How would you design a real-time analytics system for ads?#
Meta’s advertising systems operate under extremely tight SLAs because delays translate directly into lost revenue. This question tests your ability to design high-throughput streaming systems.
A strong answer begins with event ingestion. Billions of impressions, clicks, and conversions flow into distributed log systems. Stream processors then aggregate these events using windowed operations to compute metrics such as CTR and CPM.
Hot storage systems enable near-real-time queries for dashboards, while cold storage supports long-term analysis and reconciliation. A robust design includes both real-time and batch pipelines to balance speed and accuracy.

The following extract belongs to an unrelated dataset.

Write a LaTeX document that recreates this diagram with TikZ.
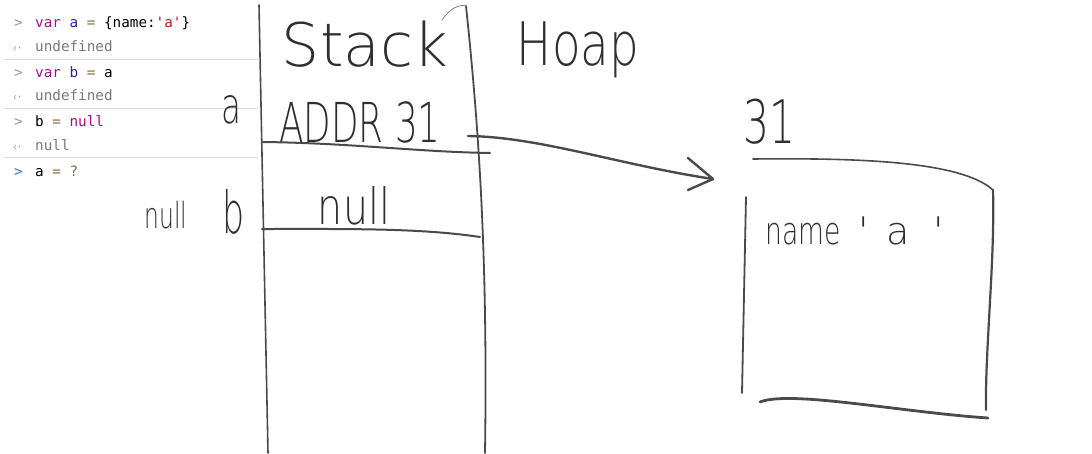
\documentclass[tikz,border=0pt]{standalone}
\usepackage{fontspec}
\setmainfont{Liberation Sans}
\newfontfamily\conmono{DejaVu Sans Mono}
\newfontfamily\hand{DejaVu Sans ExtraLight}
\definecolor{kw}{HTML}{AA0D91}
\definecolor{vr}{HTML}{2A1FB0}
\definecolor{op}{HTML}{8C6C3C}
\definecolor{st}{HTML}{C41A16}
\definecolor{res}{HTML}{7A7A7A}
\definecolor{pr}{HTML}{9A9A9A}
\definecolor{prb}{HTML}{2D7FD6}
\definecolor{sep}{HTML}{DCDCDC}
\definecolor{ink}{HTML}{4A4A4A}
\definecolor{inktext}{HTML}{2E2E2E}
\tikzset{
  con/.style={anchor=base west, inner sep=0pt, font=\conmono\fontsize{14.3}{16}\selectfont},
  prompt/.style={anchor=base west, inner sep=0pt, text=pr, font=\conmono\fontsize{14.3}{16}\selectfont},
  back/.style={anchor=base west, inner sep=0pt, text=pr, font=\conmono\fontsize{10}{12}\selectfont},
  seprule/.style={draw=sep, line width=1pt},
  pen/.style={draw=ink, line width=2pt, line cap=round, line join=round},
  penthin/.style={draw=ink!70, line width=1.2pt, line cap=round},
  hw/.style={text=inktext, inner sep=0pt},
}
\begin{document}
\begin{tikzpicture}[x=1pt,y=-1pt]
\useasboundingbox (0,0) rectangle (1092,453);
\fill[white] (0,0) rectangle (1092,453);
% console
\node[prompt] (p1) at (14,27) {>};
\node[con] (c1) at (35,27) {\textcolor{kw}{var} \textcolor{vr}{a} \textcolor{op}{=} \{name:\textcolor{st}{'a'}\}};
\node[back] (r1p) at (12,51) {‹\kern-1.5pt·};
\node[con, text=res] (r1) at (35,51) {undefined};
\coordinate (s1a) at (4,59); \coordinate (s1b) at (258,59);
\draw[seprule] (s1a) -- (s1b);
\node[prompt] (p2) at (14,77) {>};
\node[con] (c2) at (35,77) {\textcolor{kw}{var} \textcolor{vr}{b} \textcolor{op}{=} a};
\node[back] (r2p) at (12,100) {‹\kern-1.5pt·};
\node[con, text=res] (r2) at (35,100) {undefined};
\coordinate (s2a) at (4,108); \coordinate (s2b) at (258,108);
\draw[seprule] (s2a) -- (s2b);
\node[prompt] (p3) at (14,126) {>};
\node[con] (c3) at (35,126) {b \textcolor{op}{=} \textcolor{kw}{null}};
\node[back] (r3p) at (12,150) {‹\kern-1.5pt·};
\node[con, text=res] (r3) at (35,150) {null};
\coordinate (s3a) at (4,157); \coordinate (s3b) at (258,157);
\draw[seprule] (s3a) -- (s3b);
\node[prompt, text=prb] (p4) at (14,176) {>};
\node[con] (c4) at (35,176) {a \textcolor{op}{=} \textcolor{op}{?}};

% stack column lines
\coordinate (slt) at (259,5); \coordinate (slb) at (268,453);
\draw[pen, line width=1.6pt] (slt) -- (slb);
\coordinate (srt) at (466,6); \coordinate (srb) at (485,453);
\draw[pen, line width=1.8pt] (srt) .. controls (478,120) and (488,250) .. (srb);
\coordinate (hk1) at (442,20);
\draw[penthin, line width=0.8pt] (hk1) .. controls (450,8) and (460,4) .. (srt);

% headings
\node[hw, font=\hand\fontsize{60}{60}\selectfont] (stack) at (365,44) {Stack};
\node[hw, font=\hand\fontsize{60}{60}\selectfont, xscale=0.78] (heap) at (578,50) {Hoap};

% stack rows
\node[hw, font=\hand\fontsize{55}{55}\selectfont, xscale=0.65] (addr) at (360,122) {ADDR 31};
\coordinate (r1a) at (263,142); \coordinate (r1b) at (490,153);
\draw[pen] (r1a) .. controls (350,143) and (420,152) .. (r1b);
\node[hw, font=\hand\fontsize{50}{50}\selectfont, xscale=0.65] (va) at (231,110) {a};
\node[hw, font=\hand\fontsize{50}{50}\selectfont, xscale=0.79] (nul) at (354,206) {null};
\coordinate (r2a) at (262,229); \coordinate (r2b) at (480,237);
\draw[pen] (r2a) .. controls (350,229) and (420,228) .. (r2b);
\node[hw, font=\hand\fontsize{58}{58}\selectfont, xscale=0.6] (vb) at (234,212) {b};
\node[hw, font=\hand\fontsize{36}{36}\selectfont, xscale=0.65] (nulsmall) at (166,215) {null};

% arrow
\coordinate (ar0) at (468,136);
\coordinate (tip) at (713,179);
\draw[pen, line width=2.4pt] (ar0) .. controls (540,137) and (620,165) .. (tip);
\coordinate (ah1) at (688,158); \coordinate (ah2) at (688,190);
\draw[pen, line width=2.4pt] (ah1) -- (tip) -- (ah2);

% heap object
\node[hw, font=\hand\fontsize{60}{60}\selectfont, xscale=0.68] (n31) at (769,122) {31};
\coordinate (bt1) at (753,159); \coordinate (bt2) at (993,190);
\draw[pen, line width=1.6pt] (bt1) .. controls (850,158) and (960,160) .. (bt2);
\coordinate (br2) at (986,410);
\draw[pen, line width=2.2pt] (bt2) .. controls (995,260) and (985,350) .. (br2);
\coordinate (bl1) at (746,197); \coordinate (bl2) at (742,393);
\draw[pen, line width=1.8pt] (bl1) -- (bl2);
\coordinate (bb1) at (760,402); \coordinate (bb2) at (988,418);
\draw[pen, line width=2.8pt] (bb1) .. controls (790,390) and (900,412) .. (bb2);
\node[hw, font=\hand\fontsize{38}{38}\selectfont, xscale=0.7, anchor=base west] (nm) at (765,244) {name};
\node[hw, font=\hand\fontsize{38}{38}\selectfont, anchor=base west] (val) at (858,244) {'\hspace{18pt}a\hspace{24pt}'};
\end{tikzpicture}
\end{document}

Interviewers want to hear about throughput estimation, backpressure handling, and recovery from partial failures. Dual-pipeline designs often stand out as particularly strong.
What’s the architecture for a live video streaming platform?#
Live video systems at Meta require ultra-low latency while serving massive global audiences. This question tests your understanding of media pipelines and content delivery.

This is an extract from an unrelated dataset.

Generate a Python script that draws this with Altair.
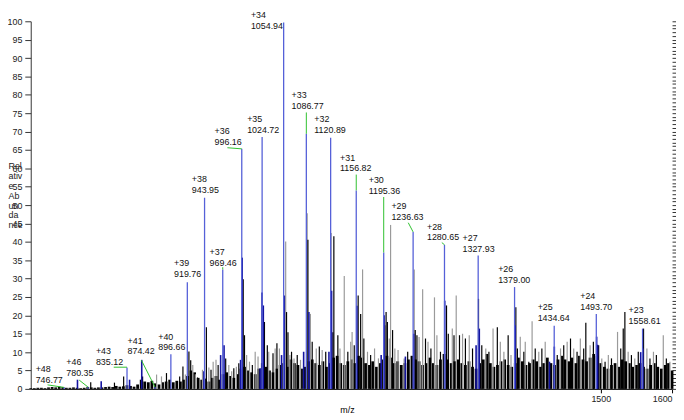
import altair as alt
import pandas as pd

# ---- noise floor of the spectrum (sampled every 5 m/z, 700..1600) ----
floor_start, floor_step = 700, 5
floor_h = [
    0.2,0.2,0.3,0.3,0.2,0.4,0.5,0.4,0.6,0.5,0.3,0.3,0.4,0.3,0.2,0.3,0.5,0.4,0.3,0.4,
    0.4,0.5,0.6,0.5,0.8,0.6,0.7,1.0,0.8,0.6,1.2,2.5,2.0,1.8,2.2,1.5,1.2,1.8,2.0,2.5,
    1.8,2.2,2.0,2.5,3.5,5.0,4.5,3.0,2.5,2.8,2.0,3.0,3.5,2.5,4.0,4.5,3.5,3.0,4.0,5.5,
    6.0,5.0,4.5,4.0,5.5,7.0,6.0,5.0,4.5,5.5,6.5,7.0,6.0,8.0,7.0,6.5,5.5,6.0,7.5,8.0,
    7.0,6.5,7.5,6.0,7.0,8.5,9.0,7.0,6.5,7.5,8.0,7.0,9.0,8.5,7.0,6.5,7.5,6.0,7.0,8.0,
    9.0,8.5,7.0,7.5,6.5,7.0,8.0,9.0,8.0,7.5,6.5,7.0,8.5,7.0,6.5,8.0,9.5,8.0,7.0,7.5,
    8.0,7.0,6.5,7.5,6.0,5.5,7.0,8.0,9.5,7.0,6.0,6.5,7.5,8.0,6.5,6.0,7.0,8.5,7.5,6.5,
    7.0,8.0,7.5,6.0,7.0,8.5,7.0,6.5,8.0,9.0,8.0,7.5,8.5,7.0,9.0,8.0,7.5,8.5,9.5,9.0,
    7.0,6.0,5.5,6.5,7.0,6.0,8.0,7.5,7.0,6.0,6.5,7.0,6.0,5.5,6.5,7.0,6.0,5.5,6.5,7.0,5.0,
]
floor_mz = [floor_start + floor_step * i for i in range(len(floor_h))]

# ---- grey spikes ----
grey_mz = [876.6,883.5,917,927.4,931,941,950,956,960,978,982,988.6,1003,1007,1015,1019,1034,1043,1049,
           1057.8,1063.7,1069.5,1078.6,1088,1092.5,1100.7,1109,1121.7,1134,1140,1149,1151,1165.7,1172.6,
           1182.5,1188,1203.2,1205,1211,1215.5,1224,1238.2,1245,1250,1257.5,1266.6,1270,1291.6,1297.1,
           1306,1315.4,1338.6,1348.8,1359,1364,1374,1387,1394,1403.6,1413,1422,1443.5,1452.8,1462,
           1471.3,1485,1501.4,1510.6,1523.5,1538.4,1547.7,1564.7,1573.9,1587.7,1597]
grey_h = [3.9,3.4,3.9,6.5,4.0,5.2,5.8,7.4,7.9,6.5,4.8,6.0,9.2,7.4,10.1,8.8,10.1,11.0,11.0,
          40.1,9.2,8.3,7.9,47.8,20.4,11.0,10.6,42.4,11.0,30.7,12.8,15.5,32.5,10.1,
          11.0,8.3,13.7,44.6,11.0,10.6,8.3,32.5,14.1,27.1,12.8,24.9,14.6,16.4,25.4,
          15.0,14.6,11.0,16.4,12.8,10.1,9.2,14.2,12.8,18.4,10.1,12.8,11.0,12.8,11.0,
          13.7,11.9,8.3,9.2,15.5,10.1,8.3,11.0,10.1,14.6,7.4]

# ---- black spikes ----
black_mz = [784.2,817.5,830.4,857,890.5,909,913.6,922,924.5,934,946.5,953,963,973.6,985,992,998.2,1000,
            1011,1028,1032,1040,1045.5,1059,1061,1066,1074,1089,1095,1105,1114,1124,1125.4,1131,1145,
            1154,1159.5,1163,1167.5,1177,1196.8,1198.7,1200.5,1207.8,1229,1239.6,1242,1254,1261.6,1275,
            1283.5,1286,1294,1301.7,1310,1320,1328.4,1333,1343,1354.8,1370,1380.8,1383,1392,1399,1408,
            1417.3,1438.9,1448,1457.5,1466.7,1476,1479,1489.6,1497,1506,1515,1528,1531.5,1533.8,1543,
            1552.6,1560,1569,1578,1592]
black_h = [1.8,1.7,3.4,3.4,4.3,3.4,6.1,10.2,7.8,3.1,16.8,5.2,6.5,8.3,5.6,7.0,29.8,14.6,
           6.5,18.2,11.9,9.7,12.4,20.9,15.4,10.1,9.2,40.6,12.8,11.5,10.1,15.4,41.5,14.6,10.1,
           11.9,25.4,20.4,13.7,9.2,17.3,20.9,18.2,16.0,10.1,16.0,14.6,13.7,11.0,10.1,
           22.7,15.0,14.6,14.6,13.7,11.0,24.5,11.9,10.1,16.8,14.6,22.2,11.0,10.1,7.4,11.0,
           11.0,9.2,11.9,13.7,10.1,11.0,18.0,12.8,11.9,7.4,8.3,11.0,16.4,20.9,9.2,
           10.1,16.4,8.3,9.2,8.3]

# ---- dark-blue isotope shoulders ----
shoulder_mz = [765.6,798.9,838.7,855.8,943,966.5,971.3,994.5,996.8,1022,1024.6,1026.4,1052,1055.8,1083,
               1090.4,1118.5,1122.2,1157.7,1191.8,1196,1225.8,1237.5,1281,1325,1329.5,1379.9,1428,1434.8,
               1494.2,1495.5,1556,1559]
shoulder_h = [2.5,2.1,2.5,7.9,4.8,9.2,11.9,7.9,35.7,5.6,26.2,22.7,9.2,25.4,10.1,
              20.9,10.1,26.7,22.6,9.2,20.0,8.8,15.0,24.0,11.9,16.4,17.3,7.4,11.5,
              14.2,12.0,10.0,11.0]

# ---- labelled charge-state peaks ----
charges = ["+48","+46","+43","+41","+40","+39","+38","+37","+36","+35","+34",
           "+33","+32","+31","+30","+29","+28","+27","+26","+25","+24","+23"]
peak_mz = [746.77,780.35,835.12,874.42,896.66,919.76,943.95,969.46,996.16,1024.72,1054.94,
           1086.77,1120.89,1156.82,1195.36,1236.63,1280.65,1327.93,1379.00,1434.64,1493.70,1558.61]
peak_h = [0.5,0.6,5.8,0.5,9.4,29.0,52.0,32.5,65.3,68.5,99.7,
          69.4,68.3,54.0,37.1,42.7,39.2,36.3,27.7,17.2,20.4,16.4]
label_mz = [706.9,749.9,791.5,835.9,878.9,901.1,926.1,951.0,958.0,1003.7,1009.0,
            1066.1,1098.0,1134.1,1174.3,1206.2,1256.1,1306.0,1356.0,1411.4,1471.1,1539.0]
label_h = [1.3,3.2,6.2,9.1,10.2,30.1,53.0,33.1,66.1,69.4,97.6,
           75.8,69.4,58.9,52.7,45.7,40.1,37.1,28.5,18.3,21.2,17.5]

# ---- green label connectors ----
conn_from_mz = [723.6,768.0,816.5,855.3,969.46,976.0,1086.77,1156.82,1195.36,1229.8,1276.9]
conn_from_h = [1.1,2.4,5.9,7.8,33.1,65.6,75.2,58.3,52.2,45.2,39.8]
conn_to_mz = [746.77,780.35,835.12,874.42,969.46,996.16,1086.77,1156.82,1195.36,1236.63,1280.65]
conn_to_h = [0.4,0.5,5.9,0.5,32.5,65.3,69.4,54.0,37.1,42.7,39.2]

y_major = list(range(0, 101, 5))
y_minor = list(range(0, 101, 1))
x_ticks = [1500, 1600]

floor_df = pd.DataFrame({"mz": floor_mz, "h": floor_h})
grey_df = pd.DataFrame({"mz": grey_mz, "h": grey_h})
black_df = pd.DataFrame({"mz": black_mz, "h": black_h})
sh_df = pd.DataFrame({"mz": shoulder_mz, "h": shoulder_h})
peak_df = pd.DataFrame({"charge": charges, "mz": peak_mz, "h": peak_h,
                        "lmz": label_mz, "lh": label_h,
                        "mztxt": [f"{v:.2f}" for v in peak_mz]})
conn_df = pd.DataFrame({"x1": conn_from_mz, "y1": conn_from_h, "x2": conn_to_mz, "y2": conn_to_h})

FONT = "Liberation Sans"
xs = alt.Scale(domain=[700, 1600], nice=False, zero=False)
ys = alt.Scale(domain=[0, 100], nice=False, zero=True)

x_axis = alt.Axis(values=x_ticks, format="d", title="m/z", titleFontSize=9, titleFontWeight="normal",
                  titleFont=FONT, titleX=320, titlePadding=2, labelFont=FONT, labelFontSize=9,
                  labelColor="#222", tickColor="#000", tickSize=4, domainColor="#000",
                  labelPadding=2, grid=False, labelFlush=True)
y_axis = alt.Axis(values=y_major, title=["Rel", "ativ", "e", "Ab", "un", "da", "nce"],
                  titleAngle=0, titleAlign="left", titleBaseline="top", titleX=-23, titleY=142,
                  titleFontSize=9, titleFontWeight="normal", titleFont=FONT, titleLineHeight=10,
                  titleColor="#222",
                  labelFont=FONT, labelFontSize=9, labelColor="#222", tickSize=6,
                  tickColor="#333", domainColor="#333", grid=False, labelPadding=3)
y_axis_minor = alt.Axis(values=y_minor, labels=False, title=None, tickSize=4,
                        tickColor="#333", domain=False, grid=False)

base_x = alt.X("mz:Q", scale=xs, axis=None)

floor = alt.Chart(floor_df).mark_rule(color="#000", strokeWidth=2.8).encode(
    x=alt.X("mz:Q", scale=xs, axis=x_axis),
    y=alt.Y("h:Q", scale=ys, axis=y_axis),
    y2=alt.datum(0),
)
minor = alt.Chart(floor_df).mark_rule(opacity=0).encode(
    x=base_x, y=alt.Y("h:Q", scale=ys, axis=y_axis_minor), y2=alt.datum(0))

grey = alt.Chart(grey_df).mark_rule(color="#9a9a9a", strokeWidth=1.2).encode(
    x=base_x, y=alt.Y("h:Q", scale=ys, axis=None), y2=alt.datum(0))
black = alt.Chart(black_df).mark_rule(color="#000", strokeWidth=1.2).encode(
    x=base_x, y=alt.Y("h:Q", scale=ys, axis=None), y2=alt.datum(0))
shoulder = alt.Chart(sh_df).mark_rule(color="#1414a0", strokeWidth=1.6).encode(
    x=base_x, y=alt.Y("h:Q", scale=ys, axis=None), y2=alt.datum(0))
peaks = alt.Chart(peak_df).mark_rule(color="#5560d8", strokeWidth=1.3).encode(
    x=base_x, y=alt.Y("h:Q", scale=ys, axis=None), y2=alt.datum(0))
conns = alt.Chart(conn_df).mark_rule(color="#2ec02e", strokeWidth=1).encode(
    x=alt.X("x1:Q", scale=xs, axis=None), x2="x2:Q",
    y=alt.Y("y1:Q", scale=ys, axis=None), y2="y2:Q")

mz_text = alt.Chart(peak_df).mark_text(align="left", baseline="bottom", font=FONT,
                                       fontSize=9, color="#111", dy=1).encode(
    x=alt.X("lmz:Q", scale=xs, axis=None), y=alt.Y("lh:Q", scale=ys, axis=None), text="mztxt:N")
ch_text = alt.Chart(peak_df).mark_text(align="left", baseline="bottom", font=FONT,
                                       fontSize=9, color="#111", dy=-10).encode(
    x=alt.X("lmz:Q", scale=xs, axis=None), y=alt.Y("lh:Q", scale=ys, axis=None), text="charge:N")

chart = alt.layer(floor, minor, grey, black, shoulder, peaks, conns, mz_text, ch_text).resolve_axis(
    x="independent", y="independent"
).properties(
    width=649, height=372,
    padding={"left": 23, "top": 11, "right": 4, "bottom": 26},
    autosize=alt.AutoSizeParams(type="none"),
    background="#ffffff",
).configure_view(stroke=None)

chart.save("out.html", embed_options={"renderer": "svg", "actions": False})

A strong answer explains how video is ingested through protocols like RTMP or WebRTC, transcoded into multiple resolutions, and distributed via CDNs. Replay buffers enable features like rewinding live streams.
You should also discuss how comments and reactions are handled in parallel pipelines and how the system balances latency against reliability. Addressing push-based versus pull-based distribution shows architectural maturity.
How would you design Meta Live’s comments feature?#
Live comments are among the most write-heavy features Meta operates. This question tests your ability to design systems optimized for write throughput and low latency.
A strong answer describes a real-time pub/sub system that broadcasts comments to both the broadcaster and viewers. Comments are stored in sharded stores with aggressive in-memory caching for recent activity.
Spam filtering and rate limiting are essential to maintain quality. Ordering guarantees are typically best-effort, relying on timestamps and server ordering. Interviewers look for explicit latency targets and global distribution awareness.
Comment system constraints#
Constraint | How Meta handles it |
Write-heavy traffic | Sharded stores |
Low latency | In-memory pub/sub |
Spam | Rate limiting |
Ordering | Best-effort |
Global viewers | Fan-out optimization |
What’s the design for a content moderation system at scale?#
Content moderation is one of Meta’s most complex systems, touching engineering, ML, compliance, and ethics. Interviewers are especially impressed by thoughtful answers here.
A strong response describes a pipeline that ingests content, performs hashing for deduplication, and applies AI-based classification using NLP, vision, and audio models. Rule-based filters enforce community standards and legal requirements.
Human review tools handle escalations and appeals, while audit logs ensure traceability. Finally, feedback loops feed model retraining. Discussing latency tiers and regional policy differences demonstrates deep understanding.
Interviewer expectations#
Think in terms of latency tiers:
Real-time blocking (e.g., hate speech)
Async reviewing (nudity detection)
Add regional restrictions and policy variations across countries.
This is one of the most impressive Meta System Design interview questions to answer well because it touches engineering, ML, compliance, and ethics.
Final thoughts#
Excelling in Meta’s System Design interview is not about memorizing architectures. It’s about recognizing recurring patterns and applying them thoughtfully. Meta consistently tests candidates on real-time pipelines, fan-out strategies, ranking systems, caching hierarchies, distributed logs, and global reliability.
If you can explain these systems clearly, justify your trade-offs, and tie technical decisions back to user experience and engagement, you won’t just pass the interview. You’ll sound like someone already operating at Meta’s scale.